### EXERCISE DETAILS
Retype word for word the first line of the listing and each line after it up to the line with "group_end = [2.96, 7.09]", with the pictures taken out.
════════
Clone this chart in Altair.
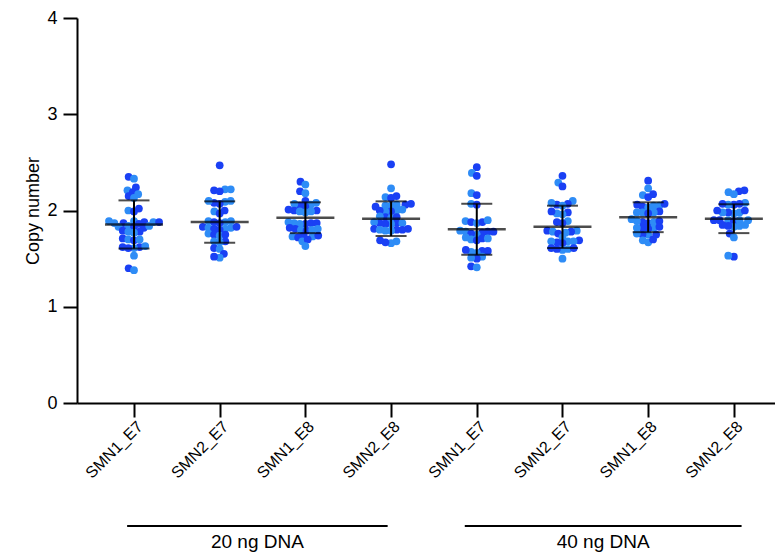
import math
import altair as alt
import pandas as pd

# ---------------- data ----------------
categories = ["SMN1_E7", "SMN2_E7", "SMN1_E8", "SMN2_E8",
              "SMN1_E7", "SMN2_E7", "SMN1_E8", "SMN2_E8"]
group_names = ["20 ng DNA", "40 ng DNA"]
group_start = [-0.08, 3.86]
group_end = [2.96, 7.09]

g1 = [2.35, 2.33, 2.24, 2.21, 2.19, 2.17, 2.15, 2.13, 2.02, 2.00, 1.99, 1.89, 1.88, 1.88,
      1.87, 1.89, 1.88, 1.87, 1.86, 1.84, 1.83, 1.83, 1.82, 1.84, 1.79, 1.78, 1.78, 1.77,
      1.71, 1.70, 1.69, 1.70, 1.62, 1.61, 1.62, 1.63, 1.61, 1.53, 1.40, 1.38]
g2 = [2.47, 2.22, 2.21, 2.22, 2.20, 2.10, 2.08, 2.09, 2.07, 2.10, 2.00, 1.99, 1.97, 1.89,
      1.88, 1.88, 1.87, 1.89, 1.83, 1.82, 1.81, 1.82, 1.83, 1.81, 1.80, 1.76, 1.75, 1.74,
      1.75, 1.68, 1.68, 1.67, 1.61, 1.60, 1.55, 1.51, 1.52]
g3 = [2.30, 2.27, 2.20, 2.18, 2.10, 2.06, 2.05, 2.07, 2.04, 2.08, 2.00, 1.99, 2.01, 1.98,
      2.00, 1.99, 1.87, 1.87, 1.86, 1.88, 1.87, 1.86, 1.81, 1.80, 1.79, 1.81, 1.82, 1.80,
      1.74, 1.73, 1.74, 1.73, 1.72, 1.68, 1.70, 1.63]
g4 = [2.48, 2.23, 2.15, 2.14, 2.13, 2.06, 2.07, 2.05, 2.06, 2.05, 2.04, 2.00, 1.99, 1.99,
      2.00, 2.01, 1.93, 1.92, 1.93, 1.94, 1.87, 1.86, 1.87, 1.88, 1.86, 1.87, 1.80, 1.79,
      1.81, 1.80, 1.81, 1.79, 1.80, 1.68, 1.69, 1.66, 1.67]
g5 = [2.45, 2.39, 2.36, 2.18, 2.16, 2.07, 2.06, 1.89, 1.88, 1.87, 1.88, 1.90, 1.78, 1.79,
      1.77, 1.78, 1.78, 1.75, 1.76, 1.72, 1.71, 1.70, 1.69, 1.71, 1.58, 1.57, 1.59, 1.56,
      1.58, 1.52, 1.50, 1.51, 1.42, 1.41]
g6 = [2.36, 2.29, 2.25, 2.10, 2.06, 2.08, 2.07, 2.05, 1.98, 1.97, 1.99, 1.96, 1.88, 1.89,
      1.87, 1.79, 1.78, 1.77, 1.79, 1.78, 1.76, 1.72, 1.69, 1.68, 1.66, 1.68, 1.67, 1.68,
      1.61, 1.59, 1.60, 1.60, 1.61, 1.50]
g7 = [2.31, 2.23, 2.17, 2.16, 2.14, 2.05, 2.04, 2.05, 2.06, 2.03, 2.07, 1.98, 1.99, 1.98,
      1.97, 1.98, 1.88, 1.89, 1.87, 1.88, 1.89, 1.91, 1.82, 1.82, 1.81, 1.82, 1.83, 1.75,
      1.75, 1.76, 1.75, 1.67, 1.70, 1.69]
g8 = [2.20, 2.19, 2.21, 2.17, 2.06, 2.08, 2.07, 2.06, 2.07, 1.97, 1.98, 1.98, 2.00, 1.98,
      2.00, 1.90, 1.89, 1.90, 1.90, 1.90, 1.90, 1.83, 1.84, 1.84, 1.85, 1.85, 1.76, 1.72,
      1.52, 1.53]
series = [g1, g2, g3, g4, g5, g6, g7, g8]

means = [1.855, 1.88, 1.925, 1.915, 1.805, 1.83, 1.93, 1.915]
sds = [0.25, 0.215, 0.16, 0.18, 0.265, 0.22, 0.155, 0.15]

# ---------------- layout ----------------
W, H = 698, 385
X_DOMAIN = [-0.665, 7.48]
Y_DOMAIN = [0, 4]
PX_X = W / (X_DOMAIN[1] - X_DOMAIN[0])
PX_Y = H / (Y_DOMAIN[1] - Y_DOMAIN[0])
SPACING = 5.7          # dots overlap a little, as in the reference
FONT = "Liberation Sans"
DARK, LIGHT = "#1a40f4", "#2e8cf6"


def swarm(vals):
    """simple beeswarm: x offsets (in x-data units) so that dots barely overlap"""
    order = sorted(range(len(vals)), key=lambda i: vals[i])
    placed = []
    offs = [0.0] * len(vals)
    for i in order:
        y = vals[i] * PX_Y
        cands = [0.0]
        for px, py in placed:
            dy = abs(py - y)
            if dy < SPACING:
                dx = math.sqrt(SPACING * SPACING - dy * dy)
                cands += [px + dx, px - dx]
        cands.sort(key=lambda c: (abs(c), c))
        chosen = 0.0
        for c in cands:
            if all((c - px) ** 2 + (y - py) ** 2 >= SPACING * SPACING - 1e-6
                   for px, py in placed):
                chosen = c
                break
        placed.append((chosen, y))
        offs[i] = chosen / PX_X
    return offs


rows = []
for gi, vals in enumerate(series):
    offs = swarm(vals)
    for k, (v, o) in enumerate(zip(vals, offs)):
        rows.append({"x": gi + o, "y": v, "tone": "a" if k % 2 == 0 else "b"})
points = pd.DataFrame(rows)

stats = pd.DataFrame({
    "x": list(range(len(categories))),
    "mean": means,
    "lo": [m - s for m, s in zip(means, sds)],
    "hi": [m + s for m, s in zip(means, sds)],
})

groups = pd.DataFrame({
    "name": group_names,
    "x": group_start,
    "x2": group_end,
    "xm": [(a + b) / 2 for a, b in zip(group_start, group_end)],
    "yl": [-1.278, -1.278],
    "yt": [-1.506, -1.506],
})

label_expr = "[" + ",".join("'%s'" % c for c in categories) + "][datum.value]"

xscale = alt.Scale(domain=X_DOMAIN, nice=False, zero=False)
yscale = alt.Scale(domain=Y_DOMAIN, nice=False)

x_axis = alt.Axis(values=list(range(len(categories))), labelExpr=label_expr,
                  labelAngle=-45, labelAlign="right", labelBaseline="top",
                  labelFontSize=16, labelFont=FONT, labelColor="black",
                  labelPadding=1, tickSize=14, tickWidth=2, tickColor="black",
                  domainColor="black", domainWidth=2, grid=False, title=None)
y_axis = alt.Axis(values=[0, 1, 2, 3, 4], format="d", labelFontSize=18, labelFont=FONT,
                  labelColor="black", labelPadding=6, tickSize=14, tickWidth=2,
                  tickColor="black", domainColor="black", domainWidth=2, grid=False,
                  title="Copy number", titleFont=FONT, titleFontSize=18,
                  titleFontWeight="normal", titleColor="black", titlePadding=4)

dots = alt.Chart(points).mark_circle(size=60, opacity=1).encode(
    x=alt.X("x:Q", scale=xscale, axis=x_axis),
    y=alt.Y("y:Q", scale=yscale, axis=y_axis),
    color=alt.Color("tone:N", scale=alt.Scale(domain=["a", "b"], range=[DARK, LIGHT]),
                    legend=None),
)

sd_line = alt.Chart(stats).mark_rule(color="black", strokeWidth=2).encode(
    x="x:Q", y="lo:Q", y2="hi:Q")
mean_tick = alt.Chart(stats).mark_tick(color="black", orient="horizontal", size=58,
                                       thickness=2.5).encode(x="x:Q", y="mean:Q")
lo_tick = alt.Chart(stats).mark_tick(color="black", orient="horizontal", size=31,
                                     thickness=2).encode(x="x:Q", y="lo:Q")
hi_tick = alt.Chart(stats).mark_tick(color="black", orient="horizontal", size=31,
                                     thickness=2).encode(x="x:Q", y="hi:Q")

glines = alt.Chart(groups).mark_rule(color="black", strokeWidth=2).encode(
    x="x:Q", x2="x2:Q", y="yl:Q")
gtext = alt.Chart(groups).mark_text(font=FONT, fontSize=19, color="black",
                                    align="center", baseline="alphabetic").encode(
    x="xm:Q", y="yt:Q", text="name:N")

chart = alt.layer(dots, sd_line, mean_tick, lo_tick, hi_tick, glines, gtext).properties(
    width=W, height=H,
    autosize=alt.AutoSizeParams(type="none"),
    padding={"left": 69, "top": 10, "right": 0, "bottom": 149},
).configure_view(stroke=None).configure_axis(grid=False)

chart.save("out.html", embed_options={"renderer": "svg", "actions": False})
════════
### ANSWER TO THIS EXERCISE
Clone this chart in Altair.
import math
import altair as alt
import pandas as pd

# ---------------- data ----------------
categories = ["SMN1_E7", "SMN2_E7", "SMN1_E8", "SMN2_E8",
              "SMN1_E7", "SMN2_E7", "SMN1_E8", "SMN2_E8"]
group_names = ["20 ng DNA", "40 ng DNA"]
group_start = [-0.08, 3.86]
group_end = [2.96, 7.09]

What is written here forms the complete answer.